基金Supported by Guangdong Provincial Science and Technology Planning Project of China(Grant Nos.2013B010402006,2013B010405007,2013B090600024)
文摘Coasting in gear is a common driving mode for the conventional vehicle equipped with the internal combustion engine(ICE), and the assistant braking function of ICE is utilized to decelerate the vehicle in this mode. However, the electric vehicle(EV) does not have this feature in the coasting mode due to the relatively small inertia of the driving motor, so it will cause the driver cannot obtain the similar driving feeling to that of the conventional vehicle, and even a traffic accident may occur if the driver cannot immediately adapt to the changes.

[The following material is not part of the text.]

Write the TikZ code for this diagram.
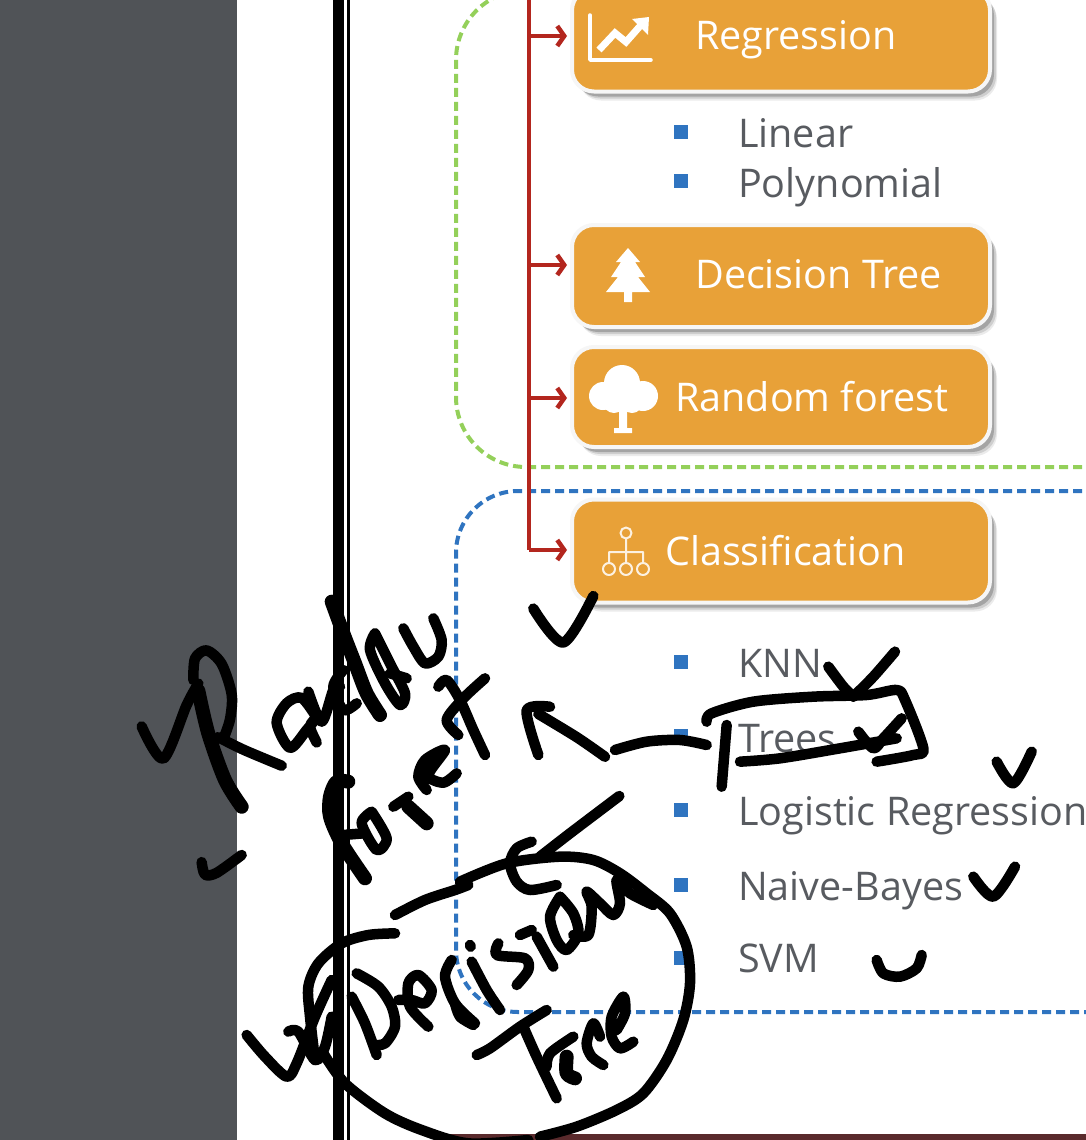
\documentclass[tikz,border=0pt]{standalone}
\usepackage{fontspec}
\setmainfont{Open Sans}
\usetikzlibrary{arrows.meta,shadows}
\definecolor{panelgray}{HTML}{505357}
\definecolor{boxorange}{HTML}{E8A138}
\definecolor{trunkred}{HTML}{B3261E}
\definecolor{dashgreen}{HTML}{94D05A}
\definecolor{dashblue}{HTML}{2F74C0}
\definecolor{bartext}{HTML}{585B60}
\definecolor{footbar}{HTML}{5A2A2C}
\tikzset{
  algobox/.style={fill=boxorange,draw=white!93!gray,line width=4pt,rounded corners=22pt,
    minimum width=418pt,inner sep=0pt,outer sep=0pt,
    drop shadow={shadow xshift=7pt,shadow yshift=-9pt,opacity=.08,fill=black},
    drop shadow={shadow xshift=6pt,shadow yshift=-7pt,opacity=.12,fill=black},
    drop shadow={shadow xshift=4pt,shadow yshift=-5pt,opacity=.2,fill=black}},
  boxlabel/.style={anchor=base west,inner sep=0pt,text=white,font=\fontsize{39.5}{40}\selectfont},
  itemlabel/.style={anchor=base west,inner sep=0pt,text=bartext,font=\fontsize{39.5}{40}\selectfont},
  trunk/.style={draw=trunkred,line width=4pt},
  branch/.style={draw=trunkred,line width=4.5pt,shorten >=5pt,-{Straight Barb[length=7pt,width=20pt,line width=4.5pt]}},
  bullet/.style={fill=dashblue,draw=none,minimum size=14pt,inner sep=0pt},
  inkline/.style={draw=black,line width=10.5pt,line cap=round,line join=round},
  inkfat/.style={inkline,line width=14pt},
  icon/.style={draw=white,fill=none,line cap=round,line join=round}
}
\begin{document}
\begin{tikzpicture}[x=1pt,y=-1pt]
  \clip (0,0) rectangle (1086,1140);
  \fill[white] (0,0) rectangle (1086,1140);
  \fill[panelgray] (0,0) rectangle (237,1140);
  \fill[footbar] (450,1134) rectangle (1086,1140);

  % dashed frames
  \draw[dashgreen,line width=4pt,dash pattern=on 9pt off 5pt,rounded corners=70pt] (1110,467) -- (456,467) -- (456,-10) -- (1110,-10);
  \draw[dashblue,line width=4pt,dash pattern=on 9pt off 5pt,rounded corners=62pt] (1110,491) -- (456,491) -- (456,1012) -- (1110,1012);

  % boxes
  \node[algobox,minimum height=103pt] (regbox) at (781,40) {};
  \node[algobox,minimum height=102pt] (treebox) at (781,276) {};
  \node[algobox,minimum height=100pt] (forestbox) at (781,397) {};
  \node[algobox,minimum height=103pt] (classbox) at (781,551) {};

  \node[boxlabel] (reglabel) at (695,49) {Regression};
  \node[boxlabel] (treelabel) at (695,288) {Decision Tree};
  \node[boxlabel] (forestlabel) at (675,411) {Random forest};
  \node[boxlabel] (classlabel) at (665,565) {Classification};

  % trunk and branches
  \coordinate (trunktop) at (529,-5);
  \coordinate (regjoin) at (529,36);
  \coordinate (treejoin) at (529,265);
  \coordinate (forestjoin) at (529,398);
  \coordinate (classjoin) at (529,550);
  \draw[trunk] (trunktop) -- (classjoin);
  \draw[branch] (regjoin) -- (regjoin -| regbox.west);
  \draw[branch] (treejoin) -- (treejoin -| treebox.west);
  \draw[branch] (forestjoin) -- (forestjoin -| forestbox.west);
  \draw[branch] (classjoin) -- (classjoin -| classbox.west);

  % icons
  \draw[icon,line width=3.5pt] (590,15) -- (590,60) -- (651,60);
  \draw[icon,line width=7pt,line cap=butt,line join=miter] (599,50) -- (615,33) -- (626,42) -- (641,25);
  \fill[white] (632,19) -- (649,17) -- (648,35) -- cycle;
  \fill[white] (628,248) -- (640,262) -- (635,262) -- (645,277) -- (638,277) -- (650,292) -- (632,292) -- (632,302) -- (624,302) -- (624,292) -- (606,292) -- (618,277) -- (611,277) -- (621,262) -- (616,262) -- cycle;
  \fill[white] (622,383) circle (18pt) (603,396) circle (14pt) (643,396) circle (15pt) (614,402) circle (11pt) (632,402) circle (11pt);
  \fill[white] (619,400) rectangle (627,430) (614,428) rectangle (632,433);
  \draw[icon,line width=2pt,draw=white!85!boxorange] (626,533) circle (5.5pt) (609,569) circle (6pt) (626,569) circle (6pt) (643,569) circle (6pt) (626,539) -- (626,563) (609,563) -- (609,552) -- (643,552) -- (643,563);

  % item lists
  \foreach \itemy/\itemname in {132/lin,181/poly,662/knn,736/trees,810/logit,885/bayes,958/svm}
    \node[bullet] (bullet\itemname) at (681,\itemy) {};
  \node[itemlabel] (linlabel) at (738,147) {Linear};
  \node[itemlabel] (polylabel) at (738,197) {Polynomial};
  \node[itemlabel] (knnlabel) at (738,677) {KNN};
  \node[itemlabel] (treeslabel) at (738,752) {Trees};
  \node[itemlabel] (logitlabel) at (738,825) {Logistic Regression};
  \node[itemlabel] (bayeslabel) at (738,900) {Naive-Bayes};
  \node[itemlabel] (svmlabel) at (738,972) {SVM};

  % double rule
  \fill[black] (333,0) rectangle (344,1140);
  \fill[black] (347,0) rectangle (350,1140);

  % handwriting, left part
  \begin{scope}[shift={(130,580)},xscale=1/3,yscale=1/2.8]
    \draw[inkline] plot[smooth] coordinates {(35,410) (100,500) (170,350) (205,290)};
    \draw[inkline] plot[smooth] coordinates {(190,280) (195,220) (230,197) (275,235) (305,320) (300,390) (280,445)};
    \draw[inkline] plot[smooth] coordinates {(265,440) (340,475) (455,520)};
    \draw[inkfat] plot[smooth] coordinates {(205,310) (235,430) (285,560) (335,635)};
    \draw[inkline] plot[smooth] coordinates {(215,790) (225,825) (260,820) (335,770)};
    \draw[inkline] plot[smooth] coordinates {(560,385) (515,330) (470,345) (440,400) (480,470) (530,420) (560,385) (540,410) (560,455)};
    \draw[inkline] plot[smooth] coordinates {(1210,80) (1300,175) (1390,45)};
    \draw[inkline] plot[smooth] coordinates {(1425,495) (1340,440) (1225,375)};
    \draw[inkline] plot[smooth] coordinates {(1260,355) (1190,365) (1225,490)};
  \end{scope}
  \begin{scope}[shift={(300,590)},scale=1/3]
    \draw[inkfat] plot[smooth] coordinates {(95,35) (130,130) (165,220) (200,310) (240,375)};
    \draw[inkline] plot[smooth] coordinates {(25,305) (65,395) (100,300) (120,290)};
    \draw[inkline] plot[smooth] coordinates {(130,240) (100,290) (130,360) (170,340)};
    \draw[inkline] plot[smooth] coordinates {(225,130) (210,180) (255,280) (300,345) (315,310) (275,230) (225,130)};
    \draw[inkline] plot[smooth] coordinates {(270,250) (320,265)};
    \draw[inkline] plot[smooth] coordinates {(310,115) (340,170) (375,220) (415,200) (425,150) (400,85)};
    \draw[inkline] plot[smooth] coordinates {(415,290) (440,270) (480,330) (520,420) (555,495)};
    \draw[inkline] plot[smooth] coordinates {(555,265) (490,325) (440,390) (475,435)};
    \draw[inkline] plot[smooth] coordinates {(470,550) (430,578) (385,555) (435,480) (375,510) (355,560) (380,600)};
    \draw[inkline] plot[smooth] coordinates {(280,650) (325,620)};
    \draw[inkfat] plot[smooth] coordinates {(325,650) (380,700)};
    \draw[inkline] plot[smooth] coordinates {(215,665) (185,700) (230,780) (260,745) (215,665)};
    \draw[inkfat] plot[smooth] coordinates {(145,575) (110,575) (90,620) (90,680) (125,760) (195,865)};
    \draw[inkline] plot[smooth] coordinates {(130,735) (190,730)};
  \end{scope}
  \begin{scope}[shift={(235,900)},scale=1/3]
    \draw[inkline] plot[smooth] coordinates {(35,405) (90,470) (155,530) (185,490) (240,350) (290,240)};
    \draw[inkline] plot[smooth] coordinates {(160,395) (190,395) (240,480) (270,440) (290,350)};
    \draw[inkline] plot[smooth] coordinates {(480,100) (400,105) (320,130) (250,190) (220,260) (225,350) (240,480)};
    \draw[inkline] plot[smooth] coordinates {(265,460) (330,550) (450,640) (560,690) (700,730) (880,720)};
    \draw[inkline] plot[smooth] coordinates {(350,290) (390,370) (425,465)};
    \draw[inkline] plot[smooth] coordinates {(365,220) (430,260) (470,320) (480,380) (450,430) (415,435)};
    \draw[inkline] plot[smooth] coordinates {(490,300) (530,300) (570,310) (590,270) (550,225) (520,250) (525,320) (580,380)};
    \draw[inkline] plot[smooth] coordinates {(650,180) (630,230) (660,310) (720,370)};
    \draw[inkline] plot[smooth] coordinates {(480,45) (570,0) (660,-30) (700,-45)};
  \end{scope}

  % handwriting, circle and Decision Tree
  \begin{scope}[shift={(460,840)},scale=1/3]
    \draw[inkline] plot[smooth] coordinates {(0,125) (140,70) (300,50) (400,60) (480,100) (560,160) (630,220) (680,320) (690,430) (670,540) (620,660) (550,760) (470,810) (350,860) (240,890)};
    \draw[inkline] plot[smooth] coordinates {(215,5) (170,25) (150,70) (170,125) (210,150) (290,135)};
    \draw[inkline] plot[smooth] coordinates {(240,50) (330,-20) (478,-132)};
    \draw[inkline] plot[smooth] coordinates {(30,315) (32,320)};
    \draw[inkline] plot[smooth] coordinates {(35,365) (80,450) (120,510)};
    \draw[inkline] plot[smooth] coordinates {(-15,490) (0,530) (40,555)};
    \draw[inkline] plot[smooth] coordinates {(115,310) (110,345) (195,355) (205,390) (170,435)};
    \draw[inkline] plot[smooth] coordinates {(180,285) (215,270)};
    \draw[inkline] plot[smooth] coordinates {(230,290) (280,380)};
    \draw[inkline] plot[smooth] coordinates {(300,170) (270,230) (290,300) (320,330) (355,280) (340,220) (300,170)};
    \draw[inkline] plot[smooth] coordinates {(340,285) (385,285) (395,200) (380,155) (420,190) (460,225) (480,190) (470,120) (510,160) (580,195)};
    \draw[inkline] plot[smooth] coordinates {(50,645) (90,625) (180,560) (260,510)};
    \draw[inkline] plot[smooth] coordinates {(190,560) (230,650) (290,775)};
    \draw[inkline] plot[smooth] coordinates {(260,680) (270,640) (340,590)};
    \draw[inkfat] plot[smooth] coordinates {(320,650) (320,700) (345,715)};
    \draw[inkline] plot[smooth] coordinates {(430,675) (395,650) (380,610) (400,550) (420,590)};
    \draw[inkline] plot[smooth] coordinates {(520,605) (480,625) (455,590) (455,530) (490,470) (495,520) (470,570)};
  \end{scope}

  % handwriting, check marks
  \begin{scope}[shift={(580,490)},scale=1/3]
    \draw[inkline] plot[smooth] coordinates {(745,530) (790,590) (820,620)};
    \draw[inkline] plot[smooth] coordinates {(820,620) (880,560) (945,485)};
    \draw[inkline] plot[smooth] coordinates {(380,695) (395,670) (520,635) (700,620) (860,615) (950,600) (975,630) (1030,775) (1000,795) (890,815)};
    \draw[inkline] plot[smooth] coordinates {(480,815) (600,805) (780,775) (950,745)};
    \draw[inkline] plot[smooth] coordinates {(440,705) (425,890)};
    \draw[inkline] plot[smooth] coordinates {(835,725) (880,775) (910,745) (965,685)};
    \draw[inkline] plot[smooth] coordinates {(105,780) (200,755) (300,750) (380,765)};
    \draw[inkline] plot[smooth] coordinates {(1250,815) (1300,880) (1355,785)};
    \draw[inkline] plot[smooth] coordinates {(1180,1160) (1240,1220) (1305,1130)};
    \draw[inkline] plot[smooth] coordinates {(890,1410) (910,1450) (960,1460) (1010,1435) (1025,1395)};
  \end{scope}
\end{tikzpicture}
\end{document}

In this paper, the coasting control for EV is researched based on the driving feeling. A conventional vehicle equipped with continuously variable transmission(CVT) is taken as the reference vehicle, and the combined simulation model of EV is established based on AVL CRUISE and MATLAB/Simulink. The torque characteristic of the CVT output shaft is measured in coasting mode, and the data are smoothed and fitted to a polynomial curve. For the EV in coasting mode, if the state of charge(SOC) of the battery is below 95%, the polynomial curve is used as the control target for the torque characteristic of the driving motor, otherwise, the required torque is replaced by hydraulic braking torque to keep the same deceleration. The co-simulation of Matlab/Simulink/Stateflow and AVL CRUISE, as well as the hardware-in-loop experiment combined with d SPACE are carried out to verify the effectiveness and the real-time performance of the control algorithm. The results show that the EV with coasting braking control system has similar driving feeling to that of the reference vehicle, meanwhile, the battery SOC can be increased by 0.036% and 0.021% in the initial speed of 100 km/h and 50 km/h, respectively. The proposed control algorithm for EV is beneficial to improve the driving feeling in coasting mode, and it also makes the EV has the assistant braking function.